Çocukların büyüme ve gelişmeleri her yönden dengeli ve sakin olarak devam ederken, gençlik dönemine geçişte çok önemli bir dönüm noktası olan ergenlik dönemine girdiğinde, birden dengenin bozulduğu ve gencin ruh dünyasının değişikliğe uğradığı görülür. Sıkılganlık, kıskançlık, şüphe, vesvese vb. gibi duygular bu dönemde kişilerin uzak kalamadıkları hallerindendir. Bilhassa, Allah’ın varlığı, dinin muhtevası ve bir takım emirleri karşısında şüphe, kararsızlık ve çatışmalar, insan hayatında en çok bu dönemde kendilerini gösterirler.

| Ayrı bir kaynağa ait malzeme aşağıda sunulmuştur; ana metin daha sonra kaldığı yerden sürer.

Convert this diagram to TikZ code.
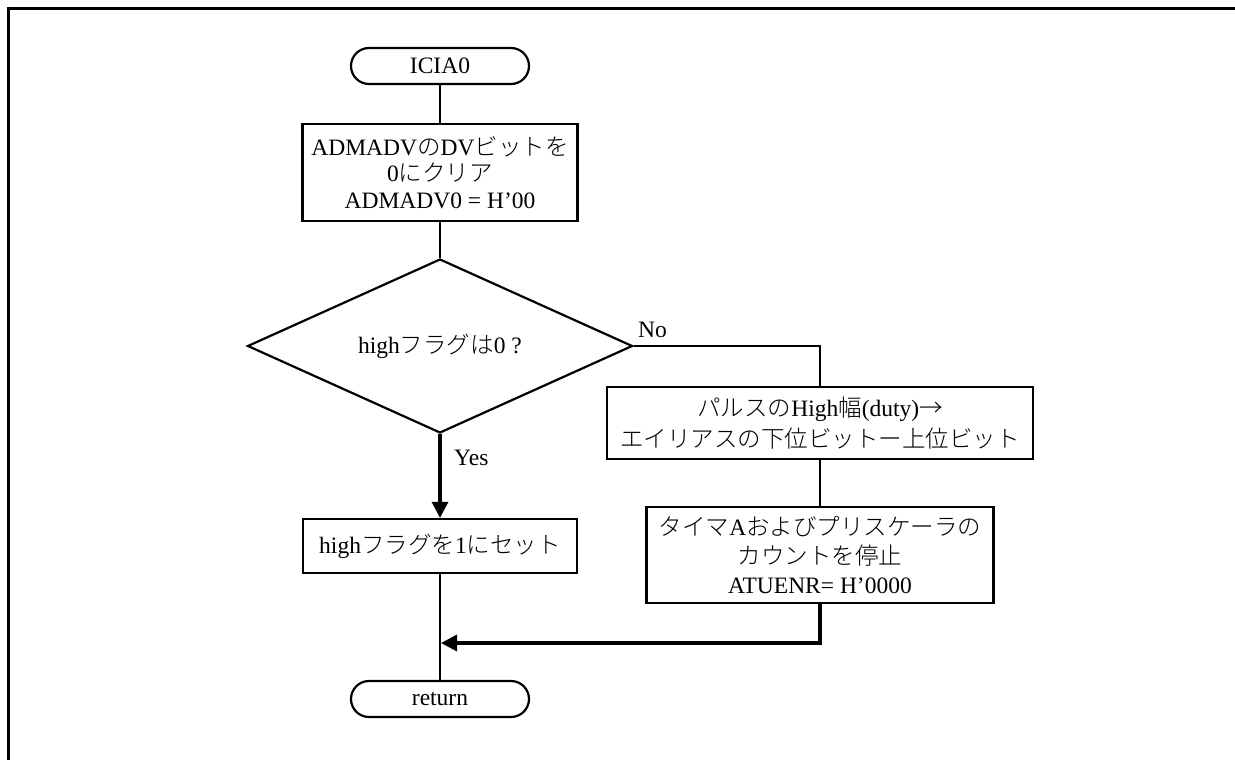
\documentclass[tikz,border=0pt]{standalone}
\usepackage{fontspec}
\setmainfont{Liberation Serif}
\newfontfamily\jpfont{Noto Sans CJK JP Light}
\newcommand\J[1]{{\jpfont #1}}
\usetikzlibrary{shapes.geometric,arrows.meta}

\begin{document}
\begin{tikzpicture}[x=1pt,y=-1pt,
  every node/.style={font=\fontsize{23.5}{26.5}\selectfont},
  base/.style={draw, line width=2.2pt, inner sep=0pt, align=center},
  procbox/.style={base, rectangle},
  term/.style={base, rectangle, rounded corners=18pt, minimum width=178pt, minimum height=36pt},
  decision/.style={base, diamond, shape aspect=2.2, minimum width=385pt, minimum height=174pt},
  lbl/.style={anchor=base west, inner sep=0pt},
  link/.style={line width=2pt},
  flow/.style={line width=3.2pt, -{Triangle[length=16pt,width=16pt]}},
]
\useasboundingbox (0,0) rectangle (1235,760);

% outer frame (top and left edges)
\draw[line width=2.6pt] (1235,8.5) -- (8.5,8.5) -- (8.5,760);

% nodes
\node[term] (start) at (440,66) {ICIA0};
\node[procbox, minimum width=275pt, minimum height=97pt] (clr) at (440,172.5)
  {ADMADV\J{の}DV\J{ビットを}\\0\J{にクリア}\\ADMADV0 = H’00};
\node[decision] (chk) at (440,346) {high\J{フラグは}0 ?};
\node[procbox, minimum width=426pt, minimum height=72pt,
      font=\fontsize{23.5}{31}\selectfont] (duty) at (820,423)
  {\J{パルスの}High\J{幅}(duty)\J{→}\\\J{エイリアスの下位ビットー上位ビット}};
\node[procbox, minimum width=347pt, minimum height=96pt,
      font=\fontsize{23.5}{29}\selectfont] (stop) at (820,555)
  {\J{タイマ}A\J{およびプリスケーラの}\\\J{カウントを停止}\\ATUENR= H’0000};
\node[procbox, minimum width=274pt, minimum height=54pt] (set) at (440,546)
  {high\J{フラグを}1\J{にセット}};
\node[term] (ret) at (440,699) {return};

\node[lbl] (nolab) at (638,337) {No};
\node[lbl] (yeslab) at (454,465) {Yes};

\coordinate (merge) at (441,643);

% connectors
\draw[link] (start) -- (clr);
\draw[link] (clr) -- (chk);
\draw[link] (chk.east) -| (duty.north);
\draw[link] (duty) -- (stop);
\draw[flow] (chk.south) -- (set.north);
\draw[link] (set) -- (ret);
\draw[flow] (stop.south) |- (merge);
\end{tikzpicture}
\end{document}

Din psikolojisi açısından gençlik dönemi, hem “dinî uyanış, dine dönüş” ve hem de “dinî şüphe ve kararsızlık” dönemi olarak bilinir.  Gençlik, bir nevi belirsizlik, arayış ve şekillenme dönemidir. Ergenlik dönemi, gençlerin o ana kadar sahip oldukları bütün inançlarını, dinî anlayışlarını yeni baştan oluşturma sürecidir.

“Fırtına ve stres döneminin zorluklarını yaşayan genç için ‘din’, bir yandan çıkış yolu gösteren bir ‘yol haritası’ özelliği taşırken, öte yandan da sorunlarıyla başa çıkmada destekleyici bir işlev görür. Genç, din sayesinde yalnız olmadığını hisseder. Kendini yaratan bir gücün (Allah’ın) var olduğunu ve o gücün yardım edebileceğini düşünür. Din gence heyecan verir. Gencin kendisini yönetmesini ve çevreye uyumunu kolaylaştırır. Bütün bunlara ek olarak din, bireye denge ve hoşgörünün yanı sıra vizyon genişliği sağlar.”  Dengeli, huzurlu ve uyumlu bir ergen olabilmek için ‘inanç’, dinî açıdan kendine bir yön bulmuş olmak önemlidir.

Karşılaşabileceğimiz olumsuzluklarla baş edebilme imkânını ve her şeye rağmen hayatta kalabilme, mutlu ve huzrlu olma gücünü bize yalnızca Allah ve âhiret inancı verebilir. Bu inancın gereklerini gençlik döneminde yerine getirebilmenin ayrı bir önemi vardır.

Çünkü düzenli çalışma, anne-babaya, büyüklere ve çevreye saygı, hoşgörü sabır ve yardımlaşma, Allah. Peygamber ve insan sevgisi, kurallara uyma, doğruluk, inanç, ibadet ve güzel ahlâk sahibi olma bilinci, güzel erdemler bu dönemde kazanılır. Gençlik, çalışıp kazanma, evlenip âile kurma, insanlara yararlı olma ve Allah’a ibâdet etme bakımından hayatın en verimli çağıdır.

Hz. Peygamber de, kıyamet gününde arşın gölgesinde barınacaklar arasında, “Rabbi’ne ibadet ederek yetişen gençleri”  de sayarak, gençken dinî yaşamanın önemine işaret etmiş; başka bir hadisinde de, “İnsanoğlu, Kıyâmet gününde; gençliğini nerede ve nasıl harcadığından.... sorguya çekilmedikçe yerinden ayrılamaz” buyurarak, gençlik enerjisinin Allah’a kulluk ve insanlığa hizmet uğrunda değerlendirilmesi gerektiği mesajını vermiştir.

Dünyaya gelişimizin gayesi, Allah’ı tanımak ve ona ibadet etmektir. (Zâriyat, 51/56)  İnsan, beden ve ruhtan meydana gelen bir varlıktır. Bedenin maddi gıdaya ihtiyacı olduğu gibi ruhunda manevî gıdaya ihtiyaci vardır. Ruhun en önemli gıdası sağlam iman ve ihlâsla yapılan ibadettir.

Sevgili Peygamberimiz (s.a.v.) de şu hadisi şerifinde dikkatimizi bu gerçeğe çekmektedir: “Beş şey gelmeden önce beş şeyin kıymetini bil; ihtiyarlamadan önce gençliğinin, ölüm gelmeden önce hayatının, hasta olmadan önce sağlığının, meşguliyetten önce boş vaktinin, yoksulluğa düşmeden önce zenginliğinin kıymetini bil”  buyurur.